● Problem requirements
Look through the data below. Collect every line where the word "with" occurs.

[start]

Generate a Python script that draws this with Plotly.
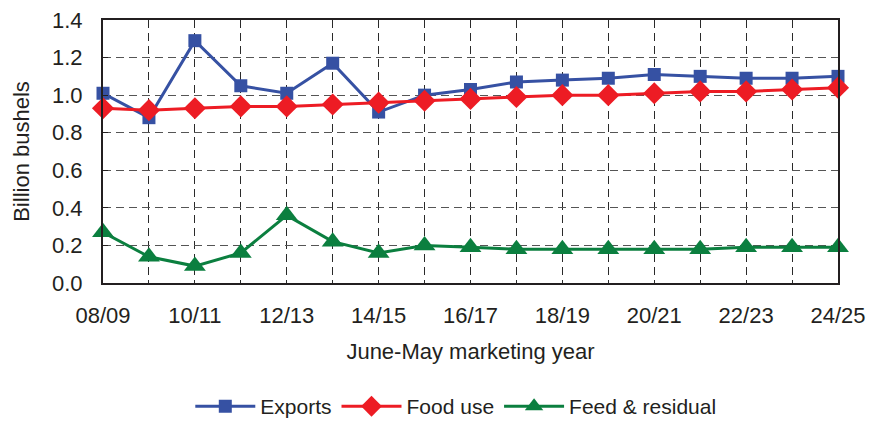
import plotly.graph_objects as go

# Marketing years (June-May)
years = ["08/09", "09/10", "10/11", "11/12", "12/13", "13/14", "14/15", "15/16",
         "16/17", "17/18", "18/19", "19/20", "20/21", "21/22", "22/23", "23/24", "24/25"]

# Billion bushels
exports = [1.01, 0.88, 1.29, 1.05, 1.01, 1.17, 0.91, 1.00,
           1.03, 1.07, 1.08, 1.09, 1.11, 1.10, 1.09, 1.09, 1.10]
food_use = [0.93, 0.92, 0.93, 0.94, 0.94, 0.95, 0.96, 0.97,
            0.98, 0.99, 1.00, 1.00, 1.01, 1.02, 1.02, 1.03, 1.04]
feed_residual = [0.27, 0.14, 0.09, 0.16, 0.36, 0.22, 0.16, 0.20,
                 0.19, 0.18, 0.18, 0.18, 0.18, 0.18, 0.19, 0.19, 0.19]

# Only every other year is labelled on the axis
tick_text = [y if i % 2 == 0 else "" for i, y in enumerate(years)]

FONT = "Liberation Sans, Arial, sans-serif"
TXT = "#231f20"
FS = 22

fig = go.Figure()
fig.add_trace(go.Scatter(
    x=years, y=exports, name="Exports", mode="lines+markers", cliponaxis=False,
    line=dict(color="#3651a3", width=3),
    marker=dict(symbol="square", size=13, color="#3651a3"),
))
fig.add_trace(go.Scatter(
    x=years, y=food_use, name="Food use", mode="lines+markers", cliponaxis=False,
    line=dict(color="#ed1c24", width=3),
    marker=dict(symbol="diamond", size=17, color="#ed1c24"),
))
fig.add_trace(go.Scatter(
    x=years, y=feed_residual, name="Feed & residual", mode="lines+markers", cliponaxis=False,
    line=dict(color="#0b7f3f", width=3),
    marker=dict(symbol="triangle-up", size=19, color="#0b7f3f"),
))

fig.update_layout(
    width=881, height=421,
    margin=dict(l=103, r=43, t=20, b=138, autoexpand=False),
    paper_bgcolor="white", plot_bgcolor="white",
    font=dict(family=FONT, size=FS, color=TXT),
    showlegend=True,
    legend=dict(
        orientation="h", x=0.48, xanchor="center", y=-0.47, yanchor="middle",
        font=dict(size=21, color=TXT), itemwidth=60, tracegroupgap=0,
        bgcolor="rgba(0,0,0,0)", borderwidth=0,
    ),
)

fig.update_xaxes(
    type="category", categoryorder="array", categoryarray=years,
    range=[0, 16], automargin=False,
    tickmode="array", tickvals=years, ticktext=tick_text,
    showgrid=True, gridcolor="#2a2a2a", griddash="8px,5px", gridwidth=1,
    showline=True, linecolor="#231f20", linewidth=2, mirror=True,
    ticks="", ticklabelstandoff=12,
    tickfont=dict(size=FS, color=TXT),
    title=dict(text="June-May marketing year", font=dict(size=FS, color=TXT), standoff=16),
    zeroline=False,
)
fig.update_yaxes(
    range=[0, 1.4], tickmode="array", automargin=False,
    tickvals=[0, 0.2, 0.4, 0.6, 0.8, 1.0, 1.2, 1.4],
    ticktext=["0.0", "0.2", "0.4", "0.6", "0.8", "1.0", "1.2", "1.4"],
    showgrid=True, gridcolor="#555555", griddash="8px,5px", gridwidth=1,
    showline=True, linecolor="#231f20", linewidth=2, mirror=True,
    ticks="inside", ticklen=5, tickcolor="#231f20", ticklabelstandoff=14,
    tickfont=dict(size=FS, color=TXT),
    title=dict(text="Billion bushels", font=dict(size=FS, color=TXT), standoff=16),
    zeroline=False,
)

fig.write_html("out.html")
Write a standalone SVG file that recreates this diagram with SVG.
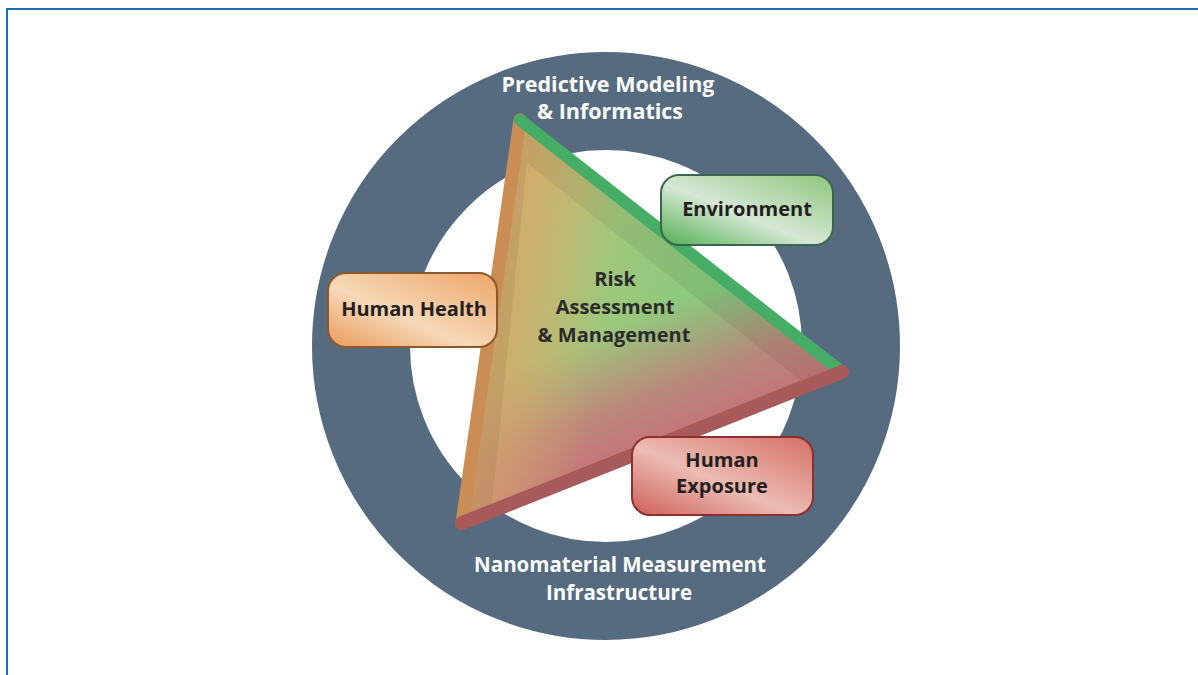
<svg xmlns="http://www.w3.org/2000/svg" width="1198" height="675" viewBox="0 0 1198 675">
<defs>
<style>
.lbl{font-family:"Open Sans","Liberation Sans",sans-serif;font-weight:700;text-anchor:middle}
.ring{font-size:21.5px;fill:#ffffff}
.ring2{font-size:20.5px;fill:#ffffff}
.box{font-size:20px;fill:#231f20}
.ctr{font-size:20px;fill:#2b2b2b}
</style>
<linearGradient id="triBase" gradientUnits="userSpaceOnUse" x1="500" y1="200" x2="740" y2="260">
<stop offset="0" stop-color="#cdb873"/>
<stop offset="0.45" stop-color="#a2c77c"/>
<stop offset="1" stop-color="#84ca7f"/>
</linearGradient>
<linearGradient id="triPink" gradientUnits="userSpaceOnUse" x1="652" y1="447" x2="606" y2="330">
<stop offset="0" stop-color="#c7707a" stop-opacity="0.95"/>
<stop offset="0.4" stop-color="#c7747a" stop-opacity="0.75"/>
<stop offset="1" stop-color="#c9787a" stop-opacity="0"/>
</linearGradient>
<linearGradient id="triOrange" gradientUnits="userSpaceOnUse" x1="480" y1="330" x2="600" y2="345">
<stop offset="0" stop-color="#d7a46a" stop-opacity="0.9"/>
<stop offset="0.5" stop-color="#d4aa6c" stop-opacity="0.45"/>
<stop offset="1" stop-color="#d4aa6c" stop-opacity="0"/>
</linearGradient>
<linearGradient id="gEnv" x1="0" y1="1" x2="1" y2="0">
<stop offset="0" stop-color="#4fae4f"/>
<stop offset="0.45" stop-color="#d6e7d6"/>
<stop offset="1" stop-color="#8fc57c"/>
</linearGradient>
<linearGradient id="gHealth" x1="0" y1="1" x2="1" y2="0">
<stop offset="0" stop-color="#e89b5a"/>
<stop offset="0.42" stop-color="#f7d8b8"/>
<stop offset="1" stop-color="#eba66a"/>
</linearGradient>
<linearGradient id="gExp" x1="0" y1="1" x2="1" y2="0">
<stop offset="0" stop-color="#cc5f5a"/>
<stop offset="0.45" stop-color="#ecbcb3"/>
<stop offset="1" stop-color="#d56f66"/>
</linearGradient>
</defs>
<rect x="0" y="0" width="1198" height="675" fill="#ffffff"/>
<g id="frame" fill="none" stroke="#1a6fb5" stroke-width="2">
<path d="M7 675 V9 H1198"/>
</g>
<g id="ring">
<circle cx="606" cy="346" r="245" fill="none" stroke="#566b80" stroke-width="98"/>
<text class="lbl ring" x="608" y="92">Predictive Modeling</text>
<text class="lbl ring" x="610" y="119">&amp; Informatics</text>
<text class="lbl ring2" x="620" y="572">Nanomaterial Measurement</text>
<text class="lbl ring2" x="619" y="600">Infrastructure</text>
</g>
<g id="triangle">
<polygon points="520,120 842,372 462,523" fill="url(#triBase)"/>
<polygon points="520,120 842,372 462,523" fill="url(#triPink)"/>
<polygon points="520,120 842,372 462,523" fill="url(#triOrange)"/>
<path d="M520,120 L842,372 L462,523 Z M527,163 L800,380 L492,505 Z" fill="#000000" fill-opacity="0.06" fill-rule="evenodd"/>
<line x1="520" y1="120" x2="462" y2="523" stroke="#c98d55" stroke-width="13" stroke-linecap="round"/>
<line x1="520" y1="120" x2="842" y2="372" stroke="#45ad66" stroke-width="12" stroke-linecap="round"/>
<line x1="842" y1="372" x2="462" y2="523" stroke="#a85a5a" stroke-width="14" stroke-linecap="round"/>
<text class="lbl ctr" x="615" y="286">Risk</text>
<text class="lbl ctr" x="615" y="314">Assessment</text>
<text class="lbl ctr" x="614" y="342">&amp; Management</text>
</g>
<g id="environment">
<rect x="661" y="175" width="172" height="70" rx="18" fill="url(#gEnv)" stroke="#3d6450" stroke-width="2"/>
<text class="lbl box" x="747" y="216">Environment</text>
</g>
<g id="human-health">
<rect x="328" y="273" width="169" height="74" rx="18" fill="url(#gHealth)" stroke="#8a5a2a" stroke-width="2"/>
<text class="lbl box" x="414" y="316">Human Health</text>
</g>
<g id="human-exposure">
<rect x="632" y="437" width="181" height="78" rx="18" fill="url(#gExp)" stroke="#8b2f2f" stroke-width="2"/>
<text class="lbl box" x="722" y="467" font-size="19.5">Human</text>
<text class="lbl box" x="722" y="493" font-size="19.5">Exposure</text>
</g>
</svg>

[end]

● Final answer
Generate a Python script that draws this with Plotly.
Write a standalone SVG file that recreates this diagram with SVG.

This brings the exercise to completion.